Jackson-Vanik amendment

From Academic Kids

According to the 1974 Trade act, the Jackson-Vanik amendment, named for its major co-sponsors, Sen. Henry "Scoop" Jackson (D-WA) and Rep. Charles Vanik (D-OH), denied Normal Trade Relations to certain countries with non-market economies that restricted emigration rights. Normal trade relations would be extended to a country subject to the law only if the President determined that it complies with the freedom of emigration requirements of the amendment. President Gerald Ford signed the amendment into law on January 3, 1975, after both houses of the United States Congress unanimously voted for its adoption.

Background

In 1972, as the Cold War and the ongoing Arab-Israeli conflict were intensifying, the regime of Leonid Brezhnev imposed the so-called "diploma tax" on would-be emigrants who received higher education in the USSR. This measure was apparently designed to combat the brain drain caused by growing emigration of the Soviet Jews and other members of intelligentsia to the West. In some cases, the fee was as high as 20 annual salaries.
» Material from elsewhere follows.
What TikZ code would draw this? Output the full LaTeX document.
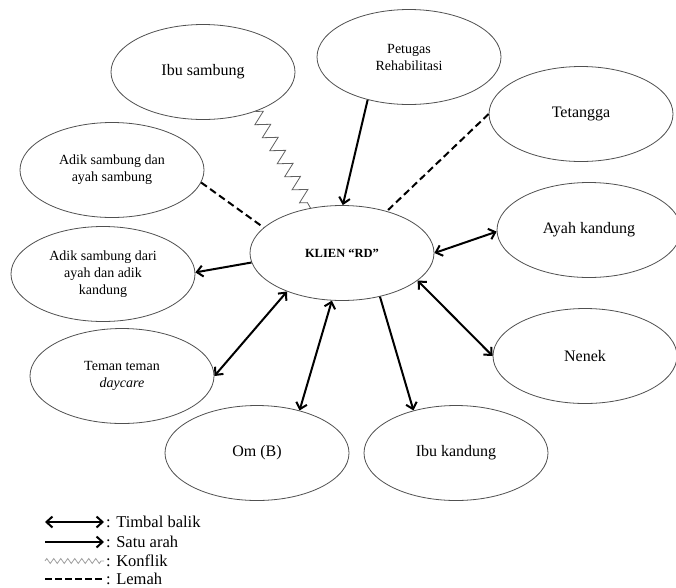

This development caused international protests. Twenty-one US Nobel Laureates issued a public statement condemning it as "massive violation of human rights". The Kremlin soon revoked the tax but imposed additional limitations effectively choking emigration, even for family reunification. A case could languish for years in the OVIR (ОВиР) department of the MVD, an often cited but rarely explained official ground for refusal to issue emigration visa were "national security reasons".

Aftermath

Jackson-Vanik was an extraordinary success in securing freedom of emigration from the Soviet Union, even though it did not open the emigration door wide until late-1980s, when Mikhail Gorbachev agreed to comply with protocols of the Organization for Security and Cooperation in Europe.

Since 1975, more than 500,000 refugees, many of whom were Jews, evangelical Christians and Catholics from the former Soviet Union, have been resettled in the United States. An estimated 1 million Jews have immigrated to Israel during that time.

Jackson-Vanik also led to great changes within the Soviet Union. Other ethnic groups subsequently demanded the right to emigrate, and the ruling Communist Party had to face the fact that there was widespread dissatisfaction with its governance. A supporter of Jackson-Vanik and action to relieve the plight of Soviet Jewry, State Rep. Mark B. Cohen of Philadelphia, said

"The genius of Jackson-Vanik was that it found a constructive long-term way to help solve the problems of late 20th century victims of communism without use of military force. It helped change the direction of American anti-communist movements from a focus on domestic supporters of communism, which had led to McCarthyism, and military involvements, which had led to the quagmire in Vietnam, to a focus on using American economic strength to serve as a new underpinning of American values. It was a brilliant public policy innovation."

Even though the USSR no longer exists, Jackson-Vanik is still in force and applies to, among others, Russia and Ukraine. In these countries it is seen as a pure trade discrimination.